Mardi, les quelque 50 membres du BP de l’UMP seront exceptionnellement accompagnés d’Edouard Balladur, membre de droit au titre d'ancien Premier ministre, qui sera présent pour apporter sa "caution morale" et donner de la "solennité" à la réunion, selon son entourage. La présidente de la Haute autorité, Anne Levade, sera également là pour "apporter un éclairage juridique au début de la réunion", selon les proches de Juppé et Fillon.
Et qur quelle ligne politique ? Conscients du danger, plusieurs cadres de l’UMP ont appelé leurs camarades à se concentrer sur l’essentiel. "L’essentiel, c’est pourquoi nous nous sommes retrouvés derrière le Front national le 25 mai dernier. C’est ça la question principale", assure à Europe 1 Benoist Apparu. "Et cette question nous renvoie à des questions que nous n’avons pas abordées depuis deux ans : quelle est la vraie ligne idéologique de l’UMP, quel est son positionnement stratégique, quelles sont ses alliances potentielles ? C’est ces questions-là qui sont les principales avant de savoir si Pierre, Paul ou Jacques se positionnent pour je ne sais quelle échéance électorale", développe l’ancien ministre du Logement.

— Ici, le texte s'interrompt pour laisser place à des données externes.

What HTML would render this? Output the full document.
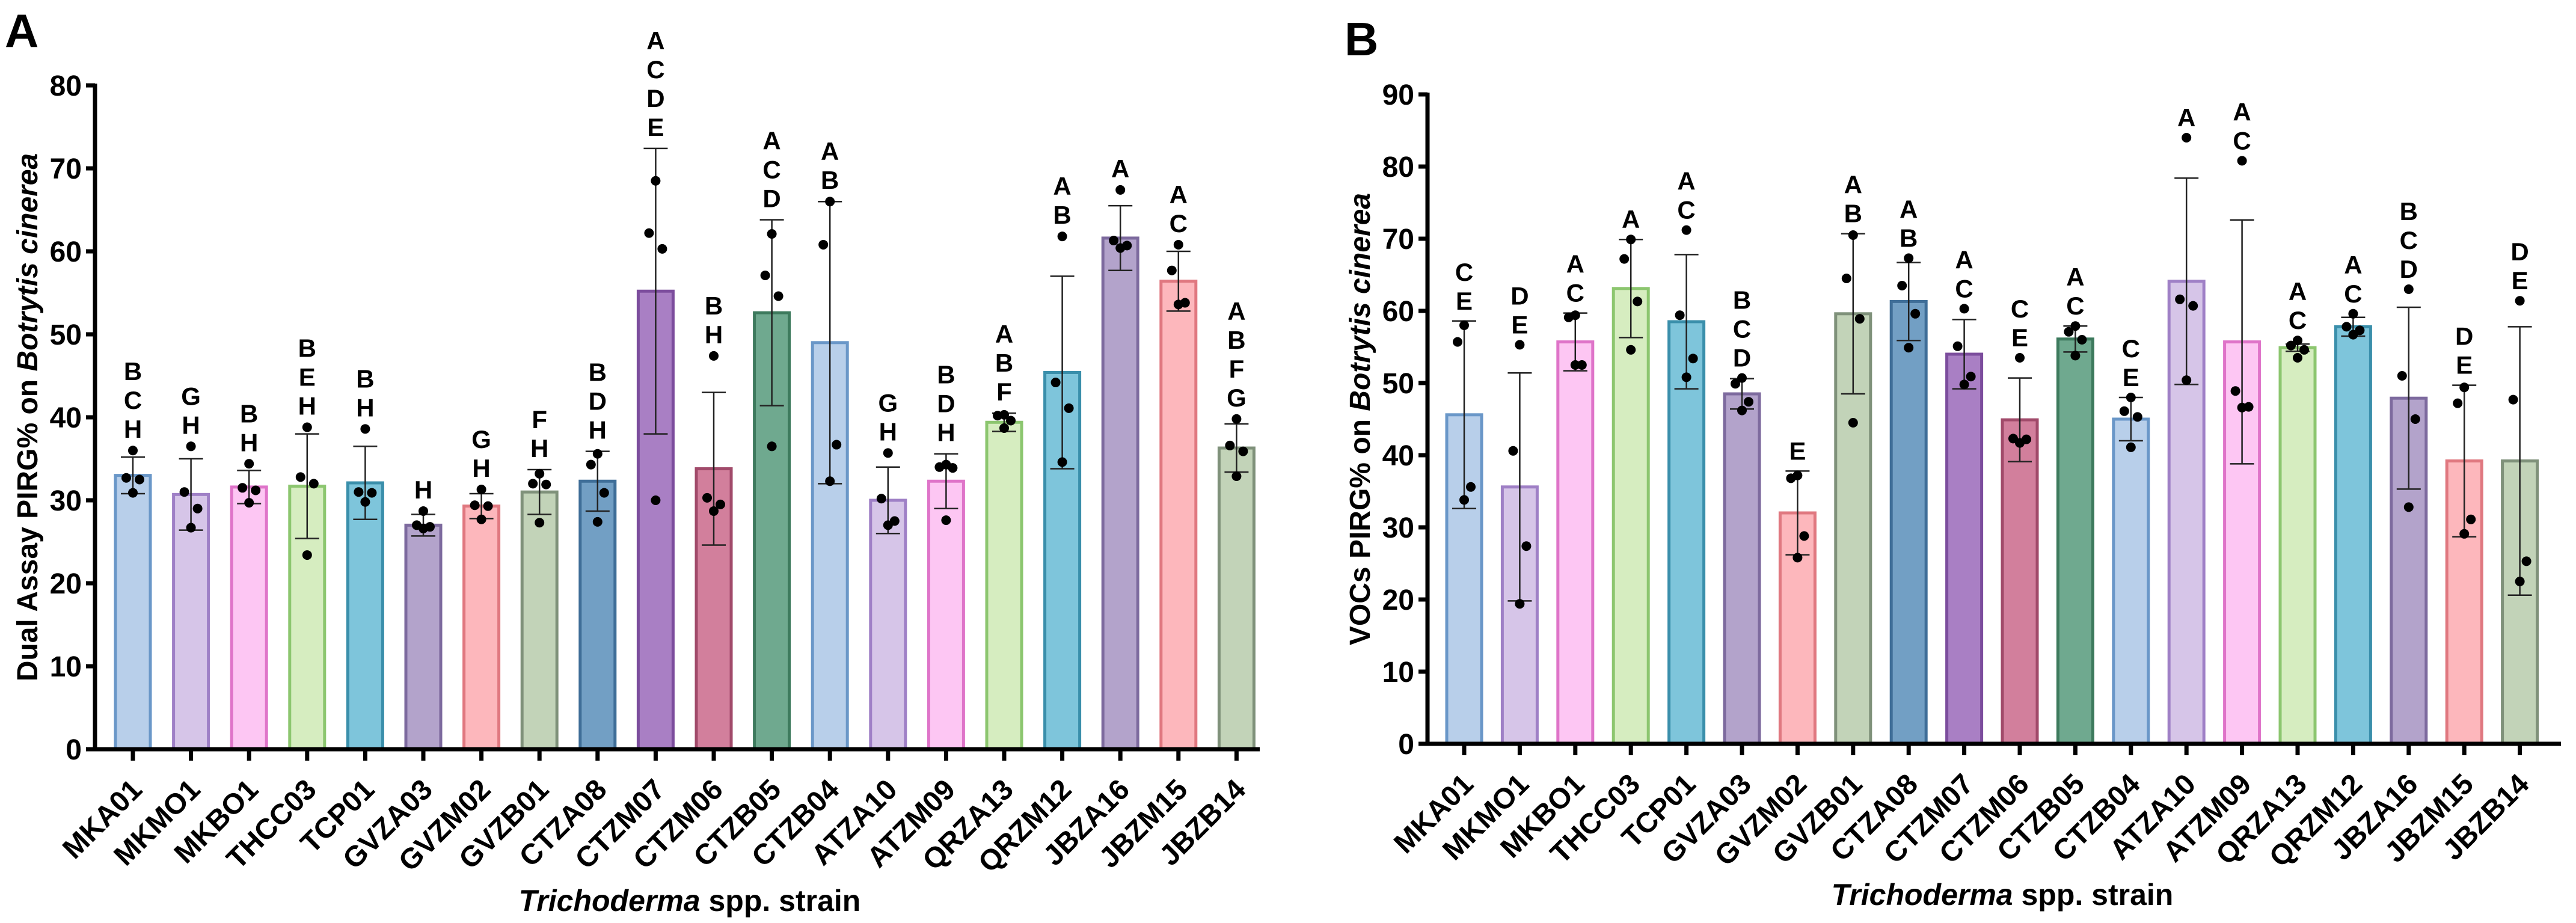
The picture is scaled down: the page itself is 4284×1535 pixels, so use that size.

"Calme et visibilité pour l’avenir. Voilà ce qu’on attend", renchérit Thierry Mariani. "L’écueil, ce serait de croire que les présidentielle, c’est demain. Le sujet aujourd’hui, ce n’est pas de savoir qui sera candidat aux élections présidentielles, comment vont se passer les primaires. Le sujet, c’est comment on réorganise, on redynamise l’UMP, parce que les militants depuis quelques jours sont désespérés", insiste l’ancien ministre des Transports. "Et je crois que là, on joue vraiment notre va-tout pendant les semaines à venir. Si on n’est pas capable de s’entendre de fixer une direction avant le congrès, je pense même que l’existence de l’UMP peut être remise en cause. Les militants n’accepteront pas trois mois de souk permanent, comme cela a été le cas ces derniers jours", prévient-il.